Scenery Junkies
march 14, 2004
There is an America that has slipped from our ken, a place of freight trains, shadows and hoboes, a past in which the land itself seemed to be in motion.
Most of us, of course, knew this place only from movies or books inspired by the Depression. For a few strange and hardy souls, though, that shifting place continues to be their odd reality.
Yes, hobo culture lives, and writer Lucius Shepard found it. The result of his quest is a remarkable new book, "Two Trains Running".
The trains of the title refer, of course, to those mighty engines of hoboes' dreams, but also to Shepard's approach. In these pages do run two narrative trains, one fact, the other fiction. The book begins with a piece of participatory journalism in which Shepard rode the rails himself. Not content, Shepard also turned his experiences into a novella and a short story.
In 1998 Shepard was commissioned by Spin magazine to do an article on the Freight Train Riders of America, a loose group of tramps that some law enforcement officers were blaming for murders and other mayhem in rail yards and freight cars across America.

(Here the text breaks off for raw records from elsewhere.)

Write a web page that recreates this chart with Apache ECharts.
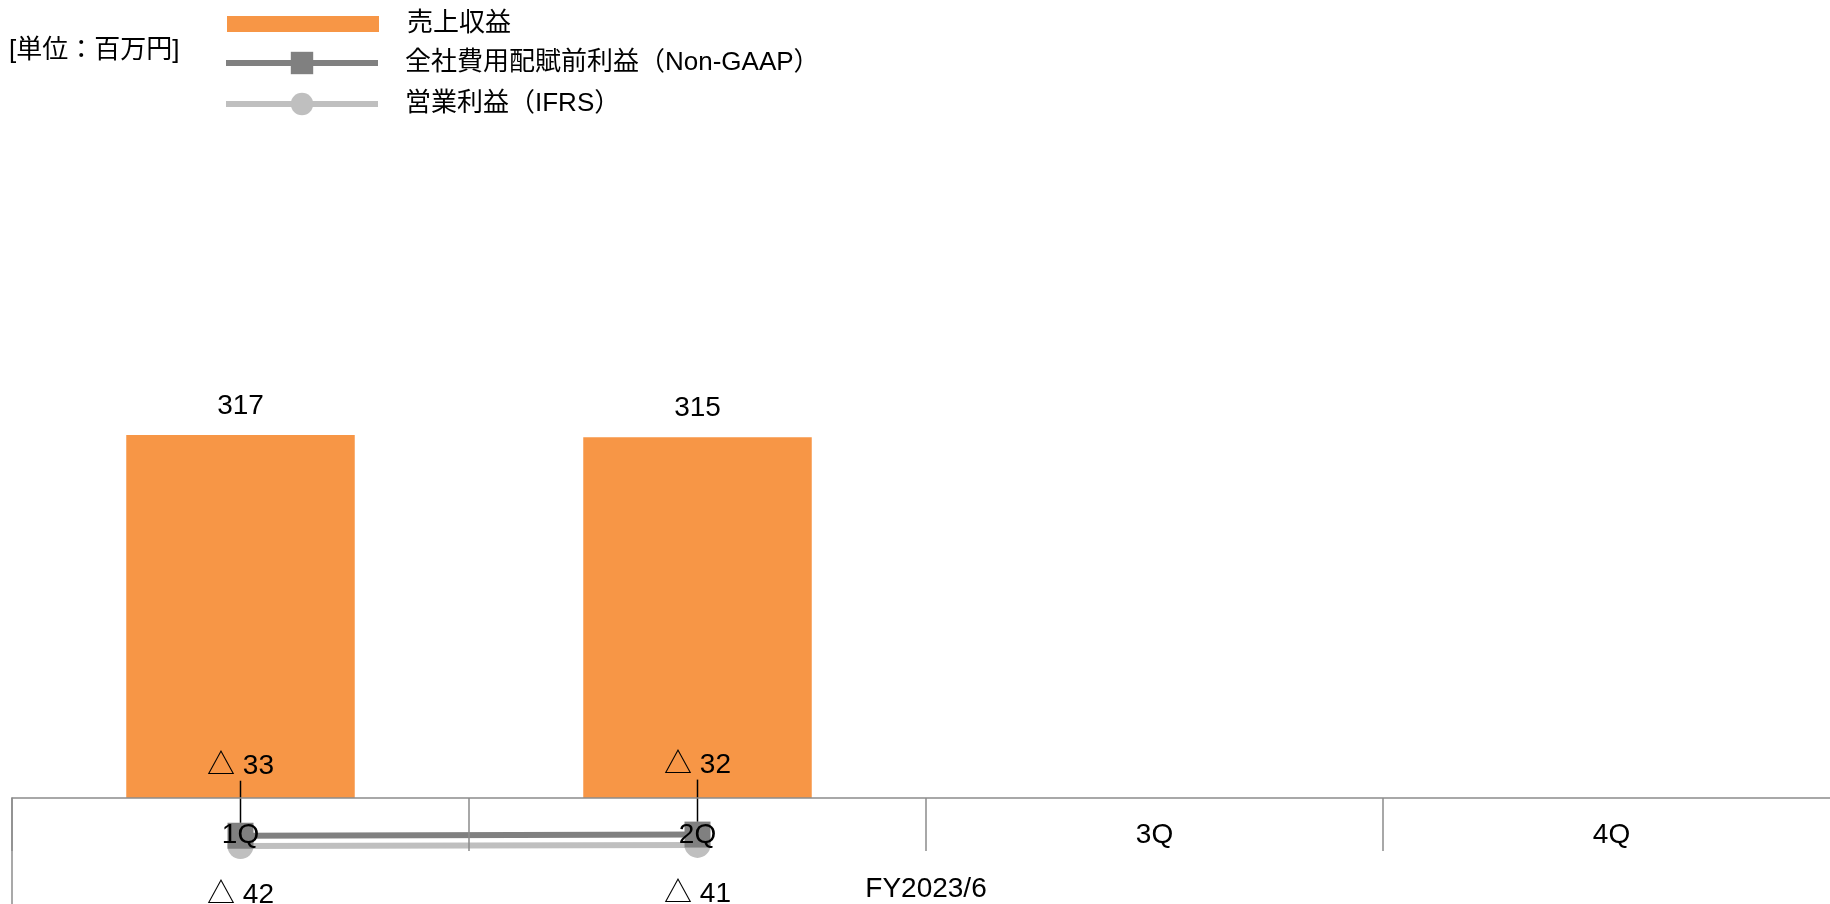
<!DOCTYPE html>
<html>
<head>
<meta charset="utf-8">
<script src="https://cdn.jsdelivr.net/npm/echarts@6/dist/echarts.min.js"></script>
<style>
html,body{margin:0;padding:0;background:#fff;}
#chart{width:1830px;height:904px;}
</style>
</head>
<body>
<div id="chart"></div>
<script>
const categories = ['1Q', '2Q', '3Q', '4Q'];
const periodLabel = ['FY2023/6'];
const revenue = [317, 315, null, null];
const nonGaapProfit = [-33, -32, null, null];
const ifrsProfit = [-42, -41, null, null];
const seriesNames = ['売上収益', '全社費用配賦前利益（Non-GAAP）', '営業利益（IFRS）'];
const unitText = '[単位：百万円]';

const FONT = "'Liberation Sans', 'Noto Sans CJK JP', sans-serif";
const tri = function (p) { return '△ ' + Math.abs(p.value); };

const chart = echarts.init(document.getElementById('chart'));
chart.setOption({
  backgroundColor: '#fff',
  animation: false,
  textStyle: { fontFamily: FONT, color: '#000' },
  title: {
    text: unitText, left: 4, top: 33,
    textStyle: { fontFamily: FONT, fontSize: 26, fontWeight: 'normal', color: '#000' }
  },
  legend: [
    {
      data: [{ name: seriesNames[0], icon: 'rect' }], left: 222, top: 6, orient: 'vertical',
      itemWidth: 152, itemHeight: 16,
      textStyle: { fontFamily: FONT, fontSize: 26, color: '#000', padding: [0, 0, 0, 23] }
    },
    {
      data: [seriesNames[1], seriesNames[2]], left: 218, top: 45, orient: 'vertical',
      itemWidth: 152, itemHeight: 28, itemGap: 15,
      lineStyle: { width: 6 },
      textStyle: { fontFamily: FONT, fontSize: 26, color: '#000', padding: [0, 0, 0, 22] }
    }
  ],
  grid: [
    { left: 12, right: -10, top: 111, bottom: 3, containLabel: false, outerBoundsMode: 'none' },
    { left: 12, width: 10, top: 798, bottom: 0, containLabel: false, outerBoundsMode: 'none' }
  ],
  xAxis: [
    {
      type: 'category', data: categories, gridIndex: 0, z: 10,
      axisLine: { show: true, onZero: true, lineStyle: { color: '#8C8C8C', width: 1.5 } },
      axisTick: { show: true, interval: 0, length: 53, lineStyle: { color: '#8C8C8C', width: 1.5 } },
      axisLabel: { fontSize: 28, color: '#000', margin: -80, fontFamily: FONT }
    },
    {
      type: 'category', data: periodLabel, gridIndex: 0, position: 'bottom',
      axisLine: { show: false, onZero: true }, axisTick: { show: false },
      axisLabel: { fontSize: 28, color: '#000', margin: -26, fontFamily: FONT }
    },
    { type: 'value', gridIndex: 1, show: false }
  ],
  yAxis: [
    { type: 'value', gridIndex: 0, min: -90, max: 600, show: false, splitLine: { show: false } },
    {
      type: 'value', gridIndex: 1, min: 0, max: 1,
      axisLine: { show: true, lineStyle: { color: '#8C8C8C', width: 1.5 } },
      axisTick: { show: false }, axisLabel: { show: false }, splitLine: { show: false }
    }
  ],
  series: [
    {
      name: seriesNames[0], type: 'bar', data: revenue, barWidth: '50%',
      itemStyle: { color: '#F79646' },
      label: { show: true, position: 'top', distance: 15, fontSize: 28, color: '#000', fontFamily: FONT }
    },
    {
      name: seriesNames[2], type: 'line', data: ifrsProfit,
      symbol: 'circle', symbolSize: 26, showAllSymbol: true,
      lineStyle: { color: '#BFBFBF', width: 6 }, itemStyle: { color: '#BFBFBF' },
      label: { show: true, position: 'bottom', distance: 22, fontSize: 28, color: '#000', formatter: tri, fontFamily: FONT }
    },
    {
      name: seriesNames[1], type: 'line', data: nonGaapProfit,
      symbol: 'rect', symbolSize: 26, showAllSymbol: true,
      lineStyle: { color: '#808080', width: 6 }, itemStyle: { color: '#808080' },
      label: { show: true, position: 'top', distance: 5, fontSize: 28, color: '#000', formatter: tri, fontFamily: FONT, padding: [0, 0, 9, 0] },
      labelLayout: { dy: -28 },
      labelLine: { show: true, showAbove: true, lineStyle: { color: '#000', width: 1.5 } }
    }
  ]
});
</script>
</body>
</html>
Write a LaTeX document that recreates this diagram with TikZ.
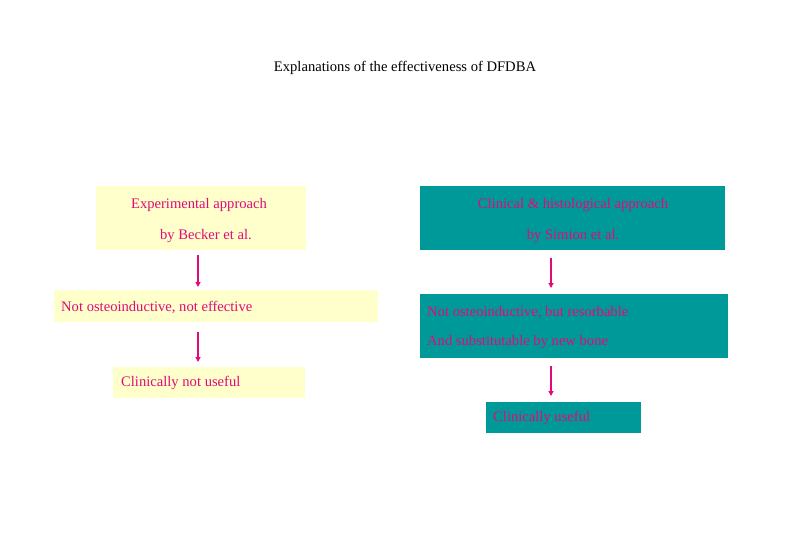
\documentclass[tikz,border=0pt]{standalone}
\usepackage{fontspec}
\setmainfont{Liberation Serif}
\usetikzlibrary{arrows.meta}
\definecolor{boxyellow}{RGB}{255,255,204}
\definecolor{boxteal}{RGB}{0,153,153}
\definecolor{txtpink}{RGB}{226,10,120}
\begin{document}
\begin{tikzpicture}[x=1pt,y=-1pt,
  ybox/.style={fill=boxyellow,draw=none},
  tbox/.style={fill=boxteal,draw=none},
  lbl/.style={text=txtpink,font=\fontsize{14.6}{16}\selectfont,inner sep=0pt},
  flow/.style={draw=txtpink,line width=1.3pt,-{Triangle[length=5pt,width=5pt]}}]
\useasboundingbox (0,0) rectangle (810,540);
\node[font=\fontsize{14.6}{16}\selectfont,inner sep=0pt] (title) at (405,68) {Explanations of the effectiveness of DFDBA};
% left column
\fill[ybox] (96,186) rectangle (306,250);
\node[inner sep=0pt,minimum width=210pt,minimum height=64pt] (b1) at (201,218) {};
\node[lbl] (b1a) at (199,205) {Experimental approach};
\node[lbl] (b1b) at (206,236) {by Becker et al.};
\fill[ybox] (54,290) rectangle (378,322);
\node[inner sep=0pt,minimum width=324pt,minimum height=32pt] (b3) at (216,306) {};
\node[lbl,anchor=west] (b3t) at (61,307) {Not osteoinductive, not effective};
\fill[ybox] (113,367) rectangle (305,398);
\node[inner sep=0pt,minimum width=192pt,minimum height=31pt] (b4) at (209,382.5) {};
\node[lbl,anchor=west] (b4t) at (121,383) {Clinically not useful};
% right column
\fill[tbox] (420,186) rectangle (725,250);
\node[inner sep=0pt,minimum width=305pt,minimum height=64pt] (b2) at (572.5,218) {};
\node[lbl] (b2a) at (573,205) {Clinical \& histological approach};
\node[lbl] (b2b) at (573,236) {by Simion et al.};
\fill[tbox] (420,294) rectangle (728,358);
\node[inner sep=0pt,minimum width=308pt,minimum height=64pt] (b5) at (574,326) {};
\node[lbl,anchor=west] (b5a) at (427,313) {Not osteoinductive, but resorbable};
\node[lbl,anchor=west] (b5b) at (427,342) {And substitutable by new bone};
\fill[tbox] (486,402) rectangle (641,433);
\node[inner sep=0pt,minimum width=155pt,minimum height=31pt] (b6) at (563.5,417.5) {};
\node[lbl,anchor=west] (b6t) at (493,418) {Clinically useful};
% arrows
\coordinate (a1s) at (198,255); \coordinate (a1e) at (198,287);
\coordinate (a2s) at (198,332); \coordinate (a2e) at (198,362);
\coordinate (a3s) at (551,258); \coordinate (a3e) at (551,288);
\coordinate (a4s) at (551,366); \coordinate (a4e) at (551,396);
\draw[flow] (a1s) -- (a1e);
\draw[flow] (a2s) -- (a2e);
\draw[flow] (a3s) -- (a3e);
\draw[flow] (a4s) -- (a4e);
\end{tikzpicture}
\end{document}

For several months, the writer took to the rails. ''Catching out'' on a moving freight train is a dangerous enough business - many have lost lives trying to do so, and others, limbs. Hobnobbing with hoboes - including those reputed to be running afoul of the law in ways more serious than trespassing in train yards - added to the danger.
Shepard's article appeared in the July 1998 Spin, but it was cut and edited. The version that appears in ''Two Trains Running'' is an expanded, unedited version, and it's a marvel.
It's not that Shepard solves the mystery of the ''hobo mafia'' in ''The FTRA Story.'' No, what's remarkable about Shepard's story is that he has rediscovered for us the fusion of romance, peril and exuberance of riding the trains and living life on one's own terms, outside society's rules.
''When I would press them as to the reason they continued to live as they did," Shepard writes, "the vast majority responded in kind: the trains.''
Freights go places that no automobile, no passenger train, no bus can go - through isolated canyons, mountain passes, or along rivers known by all but not knowable in certain ways except by the rail rider.
''I'm riding in a boxcar south along the Columbia River,'' Shepard writes, ''which must be nearly a mile wide at this point, and it's hard to tell which is the reflecting medium and which is the source of light - the river, every eddy bearing a captive glint, or the starry sky above. The towering hills that follow the watercourse show dark and nearly featureless, all but their lowermost reaches in shadow, making it appear that the curtain of night has been gathered into great black folds at the edge of the bright stage it delimits.''
In addition to such beauty, Shepard finds violence. He himself is threatened, and he hears stories of brutality. One recent phenomenon that draws the wrath of the true hobo is the ''yuppie rider,'' a person who lives in the real world and holds a regular job, but joyrides the freights in his or her spare time.
As one hobo explains to Shepard, '''People are setting up Eddie Bauer tents in the (hobo) jungles. Walking around with scanners and hiking boots. You take a stroll through a place where everybody's starving, and you're packing a bag of groceries, what you expect's gonna happen? The rails is where we live, man. It ain't a... theme park.'''
In the novella ''Yonder,'' a hobo with the aptly colorful moniker of Billy Long Gone catches out on a freight one night that proves to be a different kind of train - maybe an analog of that ''Mystery Train'' Elvis sang about.
Shepard's descriptions, in Billy's voice, are superb, explicating, once again, why someone would choose to live on trains:
''Hobos, for all their degenerate failings, have an aesthetic. They're scenery junkies, they take pride in traveling through parts of their country few have ever seen, and they memorialize those sights... they'll swap stories about the natural beauty of the world with the enthusiasm of kids trading baseball cards.''
Or, as a rider in Shepard's ''FTRA'' piece more succinctly puts it: ''Man, ain't it fun!''
Overall, ''Two Trains Running'' is a tour de force that captures all the untamed life of hoboes and their beloved machines. I wouldn't choose such a life; few of us would.
But that's what books are for: To give us visions of other worlds.